# [Objective]
Gather up every line from the entries below that uses the word "this".

-*-*-

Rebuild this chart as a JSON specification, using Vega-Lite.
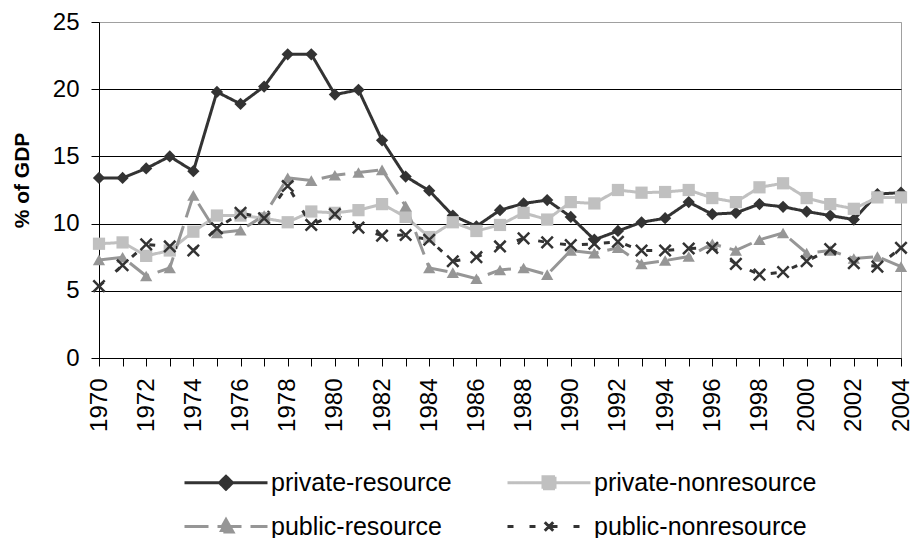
{
  "$schema": "https://vega.github.io/schema/vega-lite/v6.json",
  "width": 802,
  "height": 336,
  "autosize": {"type": "none"},
  "padding": {"left": 99, "top": 22, "right": 10, "bottom": 180},
  "background": "white",
  "config": {
    "font": "Liberation Sans",
    "view": {"stroke": "#a0a0a0", "strokeWidth": 1},
    "axis": {"labelColor": "black", "titleColor": "black", "domainColor": "black", "tickColor": "black", "labelFont": "Liberation Sans", "titleFont": "Liberation Sans"}
  },
  "data": {
    "values": [
      {"year": 1970, "private-resource": 13.4, "private-nonresource": 8.5, "public-resource": 7.3, "public-nonresource": 5.35},
      {"year": 1971, "private-resource": 13.4, "private-nonresource": 8.6, "public-resource": 7.5, "public-nonresource": 6.9},
      {"year": 1972, "private-resource": 14.1, "private-nonresource": 7.6, "public-resource": 6.1, "public-nonresource": 8.45},
      {"year": 1973, "private-resource": 15.0, "private-nonresource": 8.0, "public-resource": 6.7, "public-nonresource": 8.3},
      {"year": 1974, "private-resource": 13.9, "private-nonresource": 9.4, "public-resource": 12.1, "public-nonresource": 8.0},
      {"year": 1975, "private-resource": 19.8, "private-nonresource": 10.6, "public-resource": 9.3, "public-nonresource": 9.65},
      {"year": 1976, "private-resource": 18.9, "private-nonresource": 10.6, "public-resource": 9.5, "public-nonresource": 10.8},
      {"year": 1977, "private-resource": 20.2, "private-nonresource": 10.4, "public-resource": 10.6, "public-nonresource": 10.4},
      {"year": 1978, "private-resource": 22.6, "private-nonresource": 10.1, "public-resource": 13.4, "public-nonresource": 12.8},
      {"year": 1979, "private-resource": 22.6, "private-nonresource": 10.9, "public-resource": 13.2, "public-nonresource": 9.9},
      {"year": 1980, "private-resource": 19.6, "private-nonresource": 10.8, "public-resource": 13.6, "public-nonresource": 10.7},
      {"year": 1981, "private-resource": 19.95, "private-nonresource": 11.0, "public-resource": 13.8, "public-nonresource": 9.7},
      {"year": 1982, "private-resource": 16.2, "private-nonresource": 11.45, "public-resource": 14.0, "public-nonresource": 9.1},
      {"year": 1983, "private-resource": 13.5, "private-nonresource": 10.5, "public-resource": 11.3, "public-nonresource": 9.15},
      {"year": 1984, "private-resource": 12.45, "private-nonresource": 9.0, "public-resource": 6.7, "public-nonresource": 8.8},
      {"year": 1985, "private-resource": 10.6, "private-nonresource": 10.1, "public-resource": 6.35, "public-nonresource": 7.2},
      {"year": 1986, "private-resource": 9.8, "private-nonresource": 9.45, "public-resource": 5.9, "public-nonresource": 7.5},
      {"year": 1987, "private-resource": 11.0, "private-nonresource": 9.9, "public-resource": 6.55, "public-nonresource": 8.3},
      {"year": 1988, "private-resource": 11.5, "private-nonresource": 10.8, "public-resource": 6.7, "public-nonresource": 8.9},
      {"year": 1989, "private-resource": 11.75, "private-nonresource": 10.3, "public-resource": 6.2, "public-nonresource": 8.6},
      {"year": 1990, "private-resource": 10.5, "private-nonresource": 11.6, "public-resource": 8.0, "public-nonresource": 8.4},
      {"year": 1991, "private-resource": 8.8, "private-nonresource": 11.5, "public-resource": 7.8, "public-nonresource": 8.5},
      {"year": 1992, "private-resource": 9.45, "private-nonresource": 12.5, "public-resource": 8.2, "public-nonresource": 8.65},
      {"year": 1993, "private-resource": 10.1, "private-nonresource": 12.3, "public-resource": 7.0, "public-nonresource": 8.0},
      {"year": 1994, "private-resource": 10.4, "private-nonresource": 12.35, "public-resource": 7.25, "public-nonresource": 8.0},
      {"year": 1995, "private-resource": 11.6, "private-nonresource": 12.5, "public-resource": 7.55, "public-nonresource": 8.15},
      {"year": 1996, "private-resource": 10.7, "private-nonresource": 11.9, "public-resource": 8.5, "public-nonresource": 8.2},
      {"year": 1997, "private-resource": 10.8, "private-nonresource": 11.6, "public-resource": 8.0, "public-nonresource": 7.0},
      {"year": 1998, "private-resource": 11.45, "private-nonresource": 12.7, "public-resource": 8.8, "public-nonresource": 6.2},
      {"year": 1999, "private-resource": 11.25, "private-nonresource": 13.0, "public-resource": 9.3, "public-nonresource": 6.4},
      {"year": 2000, "private-resource": 10.9, "private-nonresource": 11.9, "public-resource": 7.8, "public-nonresource": 7.2},
      {"year": 2001, "private-resource": 10.6, "private-nonresource": 11.45, "public-resource": 8.0, "public-nonresource": 8.1},
      {"year": 2002, "private-resource": 10.3, "private-nonresource": 11.1, "public-resource": 7.4, "public-nonresource": 7.05},
      {"year": 2003, "private-resource": 12.2, "private-nonresource": 11.95, "public-resource": 7.55, "public-nonresource": 6.8},
      {"year": 2004, "private-resource": 12.3, "private-nonresource": 11.95, "public-resource": 6.8, "public-nonresource": 8.2}
    ]
  },
  "transform": [
    {"fold": ["private-resource", "private-nonresource", "public-resource", "public-nonresource"], "as": ["series", "value"]}
  ],
  "encoding": {
    "x": {
      "field": "year", "type": "quantitative",
      "scale": {"domain": [1970, 2004], "nice": false, "zero": false},
      "axis": {
        "title": null, "grid": false,
        "values": [1970,1971,1972,1973,1974,1975,1976,1977,1978,1979,1980,1981,1982,1983,1984,1985,1986,1987,1988,1989,1990,1991,1992,1993,1994,1995,1996,1997,1998,1999,2000,2001,2002,2003,2004],
        "format": "d",
        "labelExpr": "datum.value % 2 === 0 ? datum.label : ''",
        "labelAngle": -90, "labelFontSize": 24, "labelPadding": 12, "tickSize": 8, "labelOverlap": false, "labelFlush": false, "labelBound": false
      }
    },
    "y": {
      "field": "value", "type": "quantitative",
      "scale": {"domain": [0, 25], "nice": false},
      "axis": {
        "values": [0, 5, 10, 15, 20, 25],
        "title": "% of GDP", "titleFontSize": 21, "titleFontWeight": "bold",
        "titleX": -77, "titleY": 158, "titleAlign": "center", "titleBaseline": "middle", "titleAngle": -90,
        "labelFontSize": 24, "labelPadding": 12, "tickSize": 8,
        "grid": true, "gridColor": {"condition": {"test": "datum.value === 25", "value": "#a0a0a0"}, "value": "black"}, "gridWidth": 1
      }
    }
  },
  "layer": [
    {
      "mark": {"type": "line", "strokeWidth": 3},
      "encoding": {
        "color": {
          "field": "series", "type": "nominal",
          "scale": {"domain": ["private-resource", "private-nonresource", "public-resource", "public-nonresource"], "range": ["#333333", "#c0c0c0", "#969696", "#333333"]},
          "legend": {
            "title": null, "orient": "none", "legendX": 78, "legendY": 448, "columns": 2, "direction": "horizontal",
            "columnPadding": 48, "rowPadding": 17, "symbolSize": 100, "symbolStrokeWidth": 3,
            "labelFontSize": 25, "labelFont": "Liberation Sans", "labelColor": "black", "labelOffset": 69, "labelLimit": 400,
            "encode": {
              "symbols": {
                "update": {
                  "shape": {"signal": "datum.value === 'private-resource' ? 'M-1,0H15.6M7.3,-1.3L8.6,0L7.3,1.3L6,0Z' : datum.value === 'private-nonresource' ? 'M-1,0H15.6M6.1,-1.2H8.5V1.2H6.1Z' : datum.value === 'public-resource' ? 'M-1,0H15.6M7.3,-1.4L8.7,1.1L5.9,1.1Z' : 'M-1,0H15.6M7.3,0L6.3,-1M7.3,0L8.3,1M7.3,0L6.3,1M7.3,0L8.3,-1'"},
                  "fill": {"signal": "datum.value === 'public-nonresource' ? 'transparent' : scale('color', datum.value)"},
                  "size": {"value": 100},
                  "strokeWidth": {"value": 3},
                  "opacity": {"value": 1}
                }
              }
            }
          }
        },
        "strokeDash": {
          "field": "series", "type": "nominal",
          "scale": {"domain": ["private-resource", "private-nonresource", "public-resource", "public-nonresource"], "range": [[1, 0], [1, 0], [24, 9], [6, 16]]},
          "legend": {
            "title": null, "orient": "none", "legendX": 78, "legendY": 448, "columns": 2, "direction": "horizontal",
            "columnPadding": 48, "rowPadding": 17, "symbolSize": 100, "symbolStrokeWidth": 3,
            "labelFontSize": 25, "labelFont": "Liberation Sans", "labelColor": "black", "labelOffset": 69, "labelLimit": 400
          }
        },
        "detail": {"field": "series"}
      }
    },
    {
      "transform": [{"filter": "datum.series !== 'public-nonresource'"}],
      "mark": {"type": "point", "filled": true, "opacity": 1},
      "encoding": {
        "fill": {
          "field": "series", "type": "nominal",
          "scale": {"domain": ["private-resource", "private-nonresource", "public-resource"], "range": ["#333333", "#c0c0c0", "#969696"]},
          "legend": null
        },
        "shape": {
          "field": "series", "type": "nominal",
          "scale": {"domain": ["private-resource", "private-nonresource", "public-resource"], "range": ["diamond", "square", "triangle-up"]},
          "legend": null
        },
        "size": {"value": 150}
      }
    },
    {
      "transform": [{"filter": "datum.series === 'public-nonresource'"}],
      "mark": {"type": "point", "filled": false, "opacity": 1, "shape": "M-1,-1L1,1M-1,1L1,-1", "stroke": "#333333", "strokeWidth": 2.5, "size": 130},
      "encoding": {}
    }
  ]
}
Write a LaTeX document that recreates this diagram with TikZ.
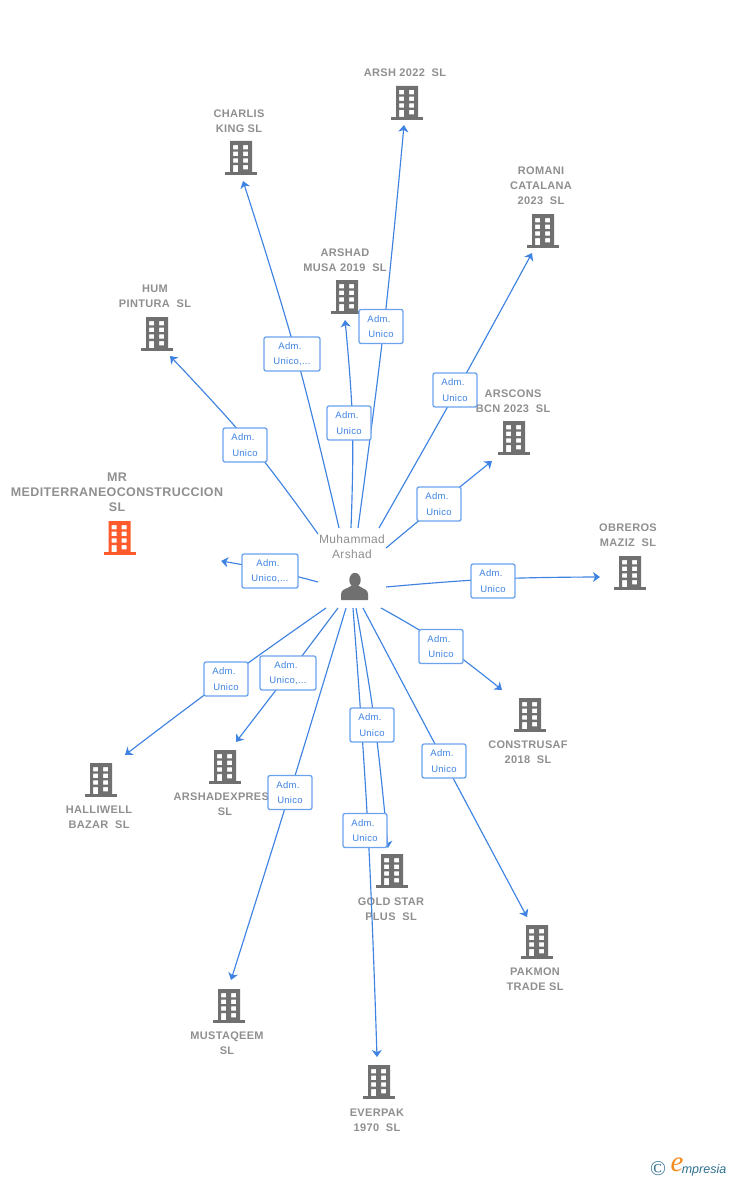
\documentclass[tikz,border=0pt]{standalone}
\usepackage{fontspec}
\usepackage{tikz}
\usetikzlibrary{arrows.meta}
\setmainfont{Liberation Sans}
\newfontfamily\lblfont[LetterSpace=3]{Liberation Sans}
\newfontfamily\logofont{Liberation Serif}
\definecolor{linkblue}{HTML}{3F83E2}
\definecolor{boxblue}{HTML}{6AA2EC}
\definecolor{iconGray}{HTML}{707070}
\definecolor{textGray}{HTML}{8F8F8F}
\definecolor{iconOrange}{HTML}{FF5A2B}
\definecolor{logoBlue}{HTML}{2F6F8F}
\definecolor{logoOrange}{HTML}{F58A1F}
\tikzset{
  link/.style={linkblue,line width=1.15pt,-{Stealth[length=7pt,width=10pt,inset=2pt]}},
  admbox/.style={draw=boxblue,fill=white,line width=1.3pt,rounded corners=2pt,minimum height=34pt,
    inner sep=0pt,text=linkblue,align=center,font=\fontsize{9.5}{15.5}\selectfont\lblfont},
  firmlabel/.style={text=textGray,align=center,font=\fontsize{11}{15}\selectfont\bfseries\lblfont},
  pics/office/.style={code={
    \fill[#1,even odd rule] (-11,-17) rectangle (11,14)
      (-8,-13) rectangle (-3,-8.7) (2,-13) rectangle (7,-8.7)
      (-8,-6.3) rectangle (-3,-2) (2,-6.3) rectangle (7,-2)
      (-8,0.3) rectangle (-3,4.7) (2,0.3) rectangle (7,4.7)
      (-8,7) rectangle (-3,14) (2,7) rectangle (7,11.3);
    \fill[#1] (-16,14) rectangle (16,17);
  }}
}
\begin{document}
\begin{tikzpicture}[x=1pt,y=-1pt]
  \useasboundingbox (0,0) rectangle (728,1180);

  % firms
  \foreach \nm/\bx/\by/\lx/\ly/\txt in {
      arsh/407/103/405/73/{ARSH 2022\ \ SL},
      charlis/241/158/239/121.5/{CHARLIS\\KING SL},
      romani/543/231/541/186/{ROMANI\\CATALANA\\2023\ \ SL},
      musa/347/297/345/260.5/{ARSHAD\\MUSA 2019\ \ SL},
      hum/157/334/155/296.5/{HUM\\PINTURA\ \ SL},
      arscons/514/438/513/401.5/{ARSCONS\\BCN 2023\ \ SL},
      obreros/630/573/628/535.5/{OBREROS\\MAZIZ\ \ SL},
      construsaf/530/715/528/752.5/{CONSTRUSAF\\2018\ \ SL},
      halliwell/101/780/99/817.5/{HALLIWELL\\BAZAR\ \ SL},
      express/225/767/225/804.5/{ARSHADEXPRES\phantom{S}\\SL},
      goldstar/392/871/391/909.5/{GOLD STAR\\PLUS\ \ SL},
      pakmon/537/942/535/979.5/{PAKMON\\TRADE SL},
      mustaqeem/229/1006/227/1043.5/{MUSTAQEEM\\SL},
      everpak/379/1082/377/1120.5/{EVERPAK\\1970\ \ SL}}{
    \coordinate (\nm B) at (\bx,\by);
    \pic at (\nm B) {office=iconGray};
    \node[firmlabel] (\nm L) at (\lx,\ly) {\txt};
  }
  \coordinate (mrB) at (119.5,538);
  \pic at (mrB) {office=iconOrange};
  \node[firmlabel,font=\fontsize{12.5}{15}\selectfont\bfseries\lblfont] (mrL) at (117,492.5) {MR\\MEDITERRANEOCONSTRUCCION\\SL};

  % person
  \coordinate (user) at (355,587);
  \fill[iconGray] (355,580) ellipse (5.7 and 7.2);
  \fill[iconGray] (341,600) -- (341,594) .. controls (341,589) and (347,589) .. (351,586)
    -- (359,586) .. controls (363,589) and (368,589) .. (368,594) -- (368,600) -- cycle;
  \node[text=textGray,align=center,font=\fontsize{12}{15}\selectfont\lblfont] (userL) at (352,546.5) {Muhammad\\Arshad};

  % links
  \foreach \nm/\sx/\sy/\mx/\my/\tx/\ty in {
      arsh/358/528/384/326/404/125,
      charlis/339/528/296/354/243/181,
      musa/351/528/352.5/423/345/320,
      romani/379/528/457/390/532/253,
      arscons/386/548/439/504/492/461,
      obreros/386/587/493/579/600/577,
      construsaf/381/608/443/645/502/690,
      pakmon/363/608/444/761/527/917,
      goldstar/356/608/375/725/388/848,
      everpak/353/608/368/830/377/1057,
      mustaqeem/346/608/290/792/231/980,
      express/338/608/289/673/236/742,
      halliwell/326/608/226/679/125/755,
      mr/318/582/270/570/221/561,
      hum/318/534/251/445/170/356}{
    \coordinate (\nm S) at (\sx,\sy);
    \coordinate (\nm M) at (\mx,\my);
    \coordinate (\nm T) at (\tx,\ty);
    \draw[link] plot[smooth,tension=0.7] coordinates {(\nm S) (\nm M) (\nm T)};
  }

  % role boxes
  \foreach \nm/\bx/\by in {
      arsh/381/326.5, musa/349/423, romani/455/390, arscons/439/504, obreros/493/581,
      construsaf/441/646.5, pakmon/444/761, goldstar/372/725, everpak/365/830.5,
      mustaqeem/290/792.5, halliwell/226/679, hum/245/445}{
    \node[admbox,minimum width=44pt] (\nm A) at (\bx,\by) {Adm.\kern4pt\\Unico};
  }
  \foreach \nm/\bx/\by in {charlis/292/354, express/288/673, mr/270/571}{
    \node[admbox,minimum width=56pt] (\nm A) at (\bx,\by) {Adm.\kern4pt\\Unico,...};
  }

  % logo
  \node[text=logoBlue,font=\fontsize{21}{21}\selectfont\logofont,inner sep=0pt] (logoC) at (658,1169) {©};
  \node[text=logoOrange,font=\fontsize{29}{29}\selectfont\logofont\itshape,inner sep=0pt] (logoE) at (677,1165) {e};
  \node[text=logoBlue,font=\fontsize{12.5}{12.5}\selectfont\itshape,inner sep=0pt] (logoT) at (704,1170) {mpresia};
\end{tikzpicture}
\end{document}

-*-*-

# [Answer to the problem]
Rebuild this chart as a JSON specification, using Vega-Lite.
Write a LaTeX document that recreates this diagram with TikZ.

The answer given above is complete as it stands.